- _Exercise directions_: Your task is to quote exactly the run of lines that starts at the line containing "Convert this chart to Chart.js code." and ends at the line containing "const trend = trendX.map((x, i)", including both.

☆ ☆ ☆ ☆

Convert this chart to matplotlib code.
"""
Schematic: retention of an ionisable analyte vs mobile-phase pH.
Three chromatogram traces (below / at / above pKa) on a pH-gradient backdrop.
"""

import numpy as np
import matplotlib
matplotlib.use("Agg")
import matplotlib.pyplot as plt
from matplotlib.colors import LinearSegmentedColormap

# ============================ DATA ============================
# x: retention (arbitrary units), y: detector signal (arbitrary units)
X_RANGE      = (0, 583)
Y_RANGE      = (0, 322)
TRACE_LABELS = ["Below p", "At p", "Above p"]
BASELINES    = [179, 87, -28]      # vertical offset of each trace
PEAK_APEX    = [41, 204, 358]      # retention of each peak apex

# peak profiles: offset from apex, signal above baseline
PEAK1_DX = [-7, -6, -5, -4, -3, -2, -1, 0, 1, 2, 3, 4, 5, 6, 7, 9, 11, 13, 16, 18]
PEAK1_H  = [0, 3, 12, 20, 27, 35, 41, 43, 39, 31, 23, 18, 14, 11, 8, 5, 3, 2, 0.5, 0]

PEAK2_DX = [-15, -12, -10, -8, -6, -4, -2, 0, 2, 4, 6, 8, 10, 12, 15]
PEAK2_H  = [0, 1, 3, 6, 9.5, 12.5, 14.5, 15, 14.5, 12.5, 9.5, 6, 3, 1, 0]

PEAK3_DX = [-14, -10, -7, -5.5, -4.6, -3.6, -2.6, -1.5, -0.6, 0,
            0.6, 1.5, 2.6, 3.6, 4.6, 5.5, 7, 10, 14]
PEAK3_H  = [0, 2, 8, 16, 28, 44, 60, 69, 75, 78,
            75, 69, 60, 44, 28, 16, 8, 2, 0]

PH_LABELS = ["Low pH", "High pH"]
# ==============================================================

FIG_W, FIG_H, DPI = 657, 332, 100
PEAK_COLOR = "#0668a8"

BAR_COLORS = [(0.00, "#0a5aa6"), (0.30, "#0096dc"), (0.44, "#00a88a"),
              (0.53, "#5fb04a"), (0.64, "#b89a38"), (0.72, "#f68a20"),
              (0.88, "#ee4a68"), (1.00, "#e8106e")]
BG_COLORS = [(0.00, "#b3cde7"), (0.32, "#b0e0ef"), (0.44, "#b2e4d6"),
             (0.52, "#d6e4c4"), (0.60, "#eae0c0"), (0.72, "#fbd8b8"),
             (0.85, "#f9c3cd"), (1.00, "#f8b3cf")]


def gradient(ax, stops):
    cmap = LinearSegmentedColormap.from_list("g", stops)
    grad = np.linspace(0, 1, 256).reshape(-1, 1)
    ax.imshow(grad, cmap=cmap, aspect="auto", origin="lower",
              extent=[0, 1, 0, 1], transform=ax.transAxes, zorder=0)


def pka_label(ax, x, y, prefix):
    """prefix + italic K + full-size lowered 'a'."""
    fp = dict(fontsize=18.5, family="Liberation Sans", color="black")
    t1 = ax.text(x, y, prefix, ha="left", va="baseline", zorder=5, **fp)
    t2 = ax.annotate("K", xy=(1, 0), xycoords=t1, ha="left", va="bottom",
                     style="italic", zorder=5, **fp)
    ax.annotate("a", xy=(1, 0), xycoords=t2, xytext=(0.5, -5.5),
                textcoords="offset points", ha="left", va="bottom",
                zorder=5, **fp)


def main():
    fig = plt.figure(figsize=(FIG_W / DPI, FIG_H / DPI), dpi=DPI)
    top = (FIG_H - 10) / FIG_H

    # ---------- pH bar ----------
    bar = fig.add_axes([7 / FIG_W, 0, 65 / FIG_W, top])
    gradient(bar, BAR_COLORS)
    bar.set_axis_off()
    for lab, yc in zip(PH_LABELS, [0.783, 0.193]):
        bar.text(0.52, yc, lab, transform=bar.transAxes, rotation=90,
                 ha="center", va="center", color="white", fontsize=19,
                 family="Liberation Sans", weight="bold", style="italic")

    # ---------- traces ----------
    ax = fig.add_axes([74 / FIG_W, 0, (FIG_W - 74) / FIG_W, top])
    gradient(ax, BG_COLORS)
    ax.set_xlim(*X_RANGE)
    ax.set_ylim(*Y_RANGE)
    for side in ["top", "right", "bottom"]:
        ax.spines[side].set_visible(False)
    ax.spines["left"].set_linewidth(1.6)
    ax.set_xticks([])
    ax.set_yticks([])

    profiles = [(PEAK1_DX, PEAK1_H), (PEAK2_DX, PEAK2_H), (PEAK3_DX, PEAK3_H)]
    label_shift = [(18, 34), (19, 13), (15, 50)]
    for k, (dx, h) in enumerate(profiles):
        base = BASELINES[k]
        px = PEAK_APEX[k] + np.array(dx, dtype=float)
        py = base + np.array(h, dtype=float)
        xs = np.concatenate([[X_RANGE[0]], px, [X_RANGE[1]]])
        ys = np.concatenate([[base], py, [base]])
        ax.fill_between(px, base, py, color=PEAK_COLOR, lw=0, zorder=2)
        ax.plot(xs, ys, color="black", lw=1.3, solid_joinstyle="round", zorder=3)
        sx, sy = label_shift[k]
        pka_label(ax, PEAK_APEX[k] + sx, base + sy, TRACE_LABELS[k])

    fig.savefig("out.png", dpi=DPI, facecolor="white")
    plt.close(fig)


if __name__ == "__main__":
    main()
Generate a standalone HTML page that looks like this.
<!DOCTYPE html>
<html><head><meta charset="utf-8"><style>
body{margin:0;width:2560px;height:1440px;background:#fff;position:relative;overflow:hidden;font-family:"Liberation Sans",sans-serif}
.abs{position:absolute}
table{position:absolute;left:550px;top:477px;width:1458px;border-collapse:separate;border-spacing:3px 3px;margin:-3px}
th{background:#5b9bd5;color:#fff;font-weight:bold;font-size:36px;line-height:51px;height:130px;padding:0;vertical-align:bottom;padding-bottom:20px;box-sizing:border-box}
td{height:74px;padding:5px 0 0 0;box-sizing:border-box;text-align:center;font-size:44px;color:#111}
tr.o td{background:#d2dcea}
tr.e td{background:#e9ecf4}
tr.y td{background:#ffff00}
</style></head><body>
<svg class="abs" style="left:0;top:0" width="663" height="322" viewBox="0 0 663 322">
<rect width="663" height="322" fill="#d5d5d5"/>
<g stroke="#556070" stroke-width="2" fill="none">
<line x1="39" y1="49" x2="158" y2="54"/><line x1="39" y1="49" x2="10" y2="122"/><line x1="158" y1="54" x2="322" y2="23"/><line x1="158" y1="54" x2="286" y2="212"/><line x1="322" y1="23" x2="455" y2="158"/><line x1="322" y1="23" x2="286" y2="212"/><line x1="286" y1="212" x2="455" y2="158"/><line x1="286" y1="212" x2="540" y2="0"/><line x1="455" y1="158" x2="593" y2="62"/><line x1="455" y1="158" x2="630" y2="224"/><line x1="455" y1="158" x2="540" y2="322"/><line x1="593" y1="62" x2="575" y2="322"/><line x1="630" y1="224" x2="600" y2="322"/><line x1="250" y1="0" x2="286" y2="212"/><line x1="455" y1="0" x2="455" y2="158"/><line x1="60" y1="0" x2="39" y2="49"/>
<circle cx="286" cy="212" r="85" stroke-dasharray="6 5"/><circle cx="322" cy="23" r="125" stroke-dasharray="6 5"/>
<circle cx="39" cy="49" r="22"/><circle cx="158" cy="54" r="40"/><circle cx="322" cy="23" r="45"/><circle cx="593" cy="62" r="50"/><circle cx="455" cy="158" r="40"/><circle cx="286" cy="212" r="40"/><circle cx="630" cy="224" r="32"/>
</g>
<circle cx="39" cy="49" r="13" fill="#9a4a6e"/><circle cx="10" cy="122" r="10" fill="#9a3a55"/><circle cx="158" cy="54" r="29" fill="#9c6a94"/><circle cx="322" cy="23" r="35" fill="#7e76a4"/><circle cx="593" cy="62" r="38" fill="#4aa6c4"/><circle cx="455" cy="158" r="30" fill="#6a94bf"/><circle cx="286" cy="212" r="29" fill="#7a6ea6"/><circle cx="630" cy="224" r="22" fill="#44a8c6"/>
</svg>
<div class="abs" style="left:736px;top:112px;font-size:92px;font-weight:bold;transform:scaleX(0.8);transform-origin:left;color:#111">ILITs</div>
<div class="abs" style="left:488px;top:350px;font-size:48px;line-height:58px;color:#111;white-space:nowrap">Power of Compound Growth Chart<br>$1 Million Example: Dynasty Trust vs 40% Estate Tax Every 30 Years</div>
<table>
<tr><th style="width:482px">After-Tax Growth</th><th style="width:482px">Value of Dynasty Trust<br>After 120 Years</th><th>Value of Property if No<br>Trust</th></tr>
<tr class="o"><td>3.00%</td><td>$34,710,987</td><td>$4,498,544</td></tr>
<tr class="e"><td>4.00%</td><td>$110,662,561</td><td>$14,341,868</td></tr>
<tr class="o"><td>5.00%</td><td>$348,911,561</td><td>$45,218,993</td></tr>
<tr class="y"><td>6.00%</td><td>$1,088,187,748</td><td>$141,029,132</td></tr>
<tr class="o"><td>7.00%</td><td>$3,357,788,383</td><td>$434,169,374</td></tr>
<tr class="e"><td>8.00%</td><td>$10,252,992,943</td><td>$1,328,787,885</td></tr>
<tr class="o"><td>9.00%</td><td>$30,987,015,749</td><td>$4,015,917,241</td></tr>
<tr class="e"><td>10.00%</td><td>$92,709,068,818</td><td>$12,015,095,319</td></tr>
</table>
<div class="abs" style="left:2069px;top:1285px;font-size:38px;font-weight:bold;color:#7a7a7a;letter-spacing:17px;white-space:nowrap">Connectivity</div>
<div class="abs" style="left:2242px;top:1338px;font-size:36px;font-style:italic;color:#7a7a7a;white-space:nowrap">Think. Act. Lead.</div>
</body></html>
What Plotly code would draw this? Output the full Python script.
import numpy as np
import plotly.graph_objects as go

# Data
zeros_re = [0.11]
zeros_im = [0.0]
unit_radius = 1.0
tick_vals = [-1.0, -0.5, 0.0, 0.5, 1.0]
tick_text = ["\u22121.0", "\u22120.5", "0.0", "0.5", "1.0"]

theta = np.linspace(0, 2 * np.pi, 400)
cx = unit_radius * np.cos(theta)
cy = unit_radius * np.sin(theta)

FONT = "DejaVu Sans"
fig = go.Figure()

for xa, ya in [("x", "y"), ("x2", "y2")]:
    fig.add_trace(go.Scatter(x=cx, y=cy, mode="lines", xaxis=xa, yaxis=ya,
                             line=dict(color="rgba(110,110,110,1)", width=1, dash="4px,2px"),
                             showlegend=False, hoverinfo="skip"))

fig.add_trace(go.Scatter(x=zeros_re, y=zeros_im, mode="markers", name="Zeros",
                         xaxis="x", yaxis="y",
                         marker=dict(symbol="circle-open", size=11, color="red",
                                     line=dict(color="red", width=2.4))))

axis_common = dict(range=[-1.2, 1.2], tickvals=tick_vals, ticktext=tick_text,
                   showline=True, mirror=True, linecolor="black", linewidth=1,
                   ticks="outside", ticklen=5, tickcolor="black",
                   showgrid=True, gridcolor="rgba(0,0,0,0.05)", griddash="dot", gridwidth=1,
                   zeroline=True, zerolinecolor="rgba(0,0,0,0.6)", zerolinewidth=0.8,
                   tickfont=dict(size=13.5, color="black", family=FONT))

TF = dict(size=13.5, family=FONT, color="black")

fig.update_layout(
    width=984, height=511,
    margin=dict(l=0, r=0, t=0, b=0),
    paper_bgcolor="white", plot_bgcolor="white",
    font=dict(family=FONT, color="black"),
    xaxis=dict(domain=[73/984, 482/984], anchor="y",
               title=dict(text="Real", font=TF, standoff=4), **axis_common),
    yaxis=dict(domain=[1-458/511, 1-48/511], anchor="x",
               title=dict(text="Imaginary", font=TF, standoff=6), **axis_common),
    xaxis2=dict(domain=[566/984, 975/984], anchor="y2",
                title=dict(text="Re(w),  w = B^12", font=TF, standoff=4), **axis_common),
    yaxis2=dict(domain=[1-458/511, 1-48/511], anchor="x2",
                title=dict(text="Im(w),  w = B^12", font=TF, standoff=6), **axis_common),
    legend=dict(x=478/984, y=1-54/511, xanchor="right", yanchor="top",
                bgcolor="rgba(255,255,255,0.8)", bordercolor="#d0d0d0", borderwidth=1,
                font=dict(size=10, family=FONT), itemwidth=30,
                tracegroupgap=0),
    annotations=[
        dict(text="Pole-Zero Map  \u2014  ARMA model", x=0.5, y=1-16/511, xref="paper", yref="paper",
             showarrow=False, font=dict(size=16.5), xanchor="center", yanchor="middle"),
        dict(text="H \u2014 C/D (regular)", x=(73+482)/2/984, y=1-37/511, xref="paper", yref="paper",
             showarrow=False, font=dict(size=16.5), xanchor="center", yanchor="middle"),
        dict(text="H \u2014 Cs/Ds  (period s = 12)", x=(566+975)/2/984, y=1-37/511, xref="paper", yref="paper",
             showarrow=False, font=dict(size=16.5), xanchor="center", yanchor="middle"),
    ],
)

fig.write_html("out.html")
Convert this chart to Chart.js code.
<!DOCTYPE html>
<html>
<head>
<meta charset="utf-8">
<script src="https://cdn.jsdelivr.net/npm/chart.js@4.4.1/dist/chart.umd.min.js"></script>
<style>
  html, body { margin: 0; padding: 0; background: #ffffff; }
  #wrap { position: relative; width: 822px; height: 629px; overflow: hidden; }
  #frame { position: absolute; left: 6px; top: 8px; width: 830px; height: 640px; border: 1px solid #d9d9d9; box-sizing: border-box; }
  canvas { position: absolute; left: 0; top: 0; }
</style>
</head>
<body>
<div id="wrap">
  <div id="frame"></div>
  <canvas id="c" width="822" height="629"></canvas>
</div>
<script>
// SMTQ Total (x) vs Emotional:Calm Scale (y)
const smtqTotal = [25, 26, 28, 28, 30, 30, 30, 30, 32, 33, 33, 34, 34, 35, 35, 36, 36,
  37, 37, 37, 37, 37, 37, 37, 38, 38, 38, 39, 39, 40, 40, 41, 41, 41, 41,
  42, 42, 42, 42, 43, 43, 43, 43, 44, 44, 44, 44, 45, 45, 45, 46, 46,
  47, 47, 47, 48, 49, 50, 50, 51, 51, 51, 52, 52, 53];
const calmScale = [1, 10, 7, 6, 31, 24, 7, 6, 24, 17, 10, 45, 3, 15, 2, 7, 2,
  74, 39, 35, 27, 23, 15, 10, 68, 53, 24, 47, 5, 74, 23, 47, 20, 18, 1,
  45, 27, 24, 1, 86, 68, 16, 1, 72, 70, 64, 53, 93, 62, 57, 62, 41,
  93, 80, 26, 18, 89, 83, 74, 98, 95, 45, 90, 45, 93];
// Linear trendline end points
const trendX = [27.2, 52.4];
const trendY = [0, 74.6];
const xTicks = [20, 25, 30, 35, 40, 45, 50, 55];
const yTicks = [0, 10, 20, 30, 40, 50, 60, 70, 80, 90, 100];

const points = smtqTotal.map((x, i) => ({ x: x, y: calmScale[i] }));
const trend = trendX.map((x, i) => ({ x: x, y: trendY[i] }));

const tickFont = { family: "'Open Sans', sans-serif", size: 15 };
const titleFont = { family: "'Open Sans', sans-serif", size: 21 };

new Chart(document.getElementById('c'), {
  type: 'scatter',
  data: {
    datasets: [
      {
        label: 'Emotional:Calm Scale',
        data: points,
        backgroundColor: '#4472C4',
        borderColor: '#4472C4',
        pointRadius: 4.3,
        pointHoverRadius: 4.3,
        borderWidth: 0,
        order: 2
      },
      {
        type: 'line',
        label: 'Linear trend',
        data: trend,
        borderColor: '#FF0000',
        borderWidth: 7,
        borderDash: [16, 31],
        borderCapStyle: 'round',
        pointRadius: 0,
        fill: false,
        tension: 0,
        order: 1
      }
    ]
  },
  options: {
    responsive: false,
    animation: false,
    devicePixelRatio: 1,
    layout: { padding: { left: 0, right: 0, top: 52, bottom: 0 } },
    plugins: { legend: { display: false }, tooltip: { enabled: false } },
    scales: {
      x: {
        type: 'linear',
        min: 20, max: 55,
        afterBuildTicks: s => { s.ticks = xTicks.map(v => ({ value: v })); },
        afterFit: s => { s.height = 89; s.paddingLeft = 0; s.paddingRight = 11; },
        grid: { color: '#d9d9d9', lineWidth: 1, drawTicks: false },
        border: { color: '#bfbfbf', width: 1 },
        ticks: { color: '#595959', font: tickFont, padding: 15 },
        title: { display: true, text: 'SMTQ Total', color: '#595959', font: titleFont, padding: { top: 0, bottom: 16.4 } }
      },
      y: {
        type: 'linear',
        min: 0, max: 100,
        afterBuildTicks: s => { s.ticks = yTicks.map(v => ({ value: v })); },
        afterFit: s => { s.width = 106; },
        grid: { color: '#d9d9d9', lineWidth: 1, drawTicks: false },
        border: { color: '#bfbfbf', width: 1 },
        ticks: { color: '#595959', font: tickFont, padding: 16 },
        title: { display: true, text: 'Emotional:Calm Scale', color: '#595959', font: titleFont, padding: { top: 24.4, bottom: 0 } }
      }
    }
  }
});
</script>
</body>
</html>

☆ ☆ ☆ ☆

- _Solved exercise_:
Convert this chart to Chart.js code.
<!DOCTYPE html>
<html>
<head>
<meta charset="utf-8">
<script src="https://cdn.jsdelivr.net/npm/chart.js@4.4.1/dist/chart.umd.min.js"></script>
<style>
  html, body { margin: 0; padding: 0; background: #ffffff; }
  #wrap { position: relative; width: 822px; height: 629px; overflow: hidden; }
  #frame { position: absolute; left: 6px; top: 8px; width: 830px; height: 640px; border: 1px solid #d9d9d9; box-sizing: border-box; }
  canvas { position: absolute; left: 0; top: 0; }
</style>
</head>
<body>
<div id="wrap">
  <div id="frame"></div>
  <canvas id="c" width="822" height="629"></canvas>
</div>
<script>
// SMTQ Total (x) vs Emotional:Calm Scale (y)
const smtqTotal = [25, 26, 28, 28, 30, 30, 30, 30, 32, 33, 33, 34, 34, 35, 35, 36, 36,
  37, 37, 37, 37, 37, 37, 37, 38, 38, 38, 39, 39, 40, 40, 41, 41, 41, 41,
  42, 42, 42, 42, 43, 43, 43, 43, 44, 44, 44, 44, 45, 45, 45, 46, 46,
  47, 47, 47, 48, 49, 50, 50, 51, 51, 51, 52, 52, 53];
const calmScale = [1, 10, 7, 6, 31, 24, 7, 6, 24, 17, 10, 45, 3, 15, 2, 7, 2,
  74, 39, 35, 27, 23, 15, 10, 68, 53, 24, 47, 5, 74, 23, 47, 20, 18, 1,
  45, 27, 24, 1, 86, 68, 16, 1, 72, 70, 64, 53, 93, 62, 57, 62, 41,
  93, 80, 26, 18, 89, 83, 74, 98, 95, 45, 90, 45, 93];
// Linear trendline end points
const trendX = [27.2, 52.4];
const trendY = [0, 74.6];
const xTicks = [20, 25, 30, 35, 40, 45, 50, 55];
const yTicks = [0, 10, 20, 30, 40, 50, 60, 70, 80, 90, 100];

const points = smtqTotal.map((x, i) => ({ x: x, y: calmScale[i] }));
const trend = trendX.map((x, i) => ({ x: x, y: trendY[i] }));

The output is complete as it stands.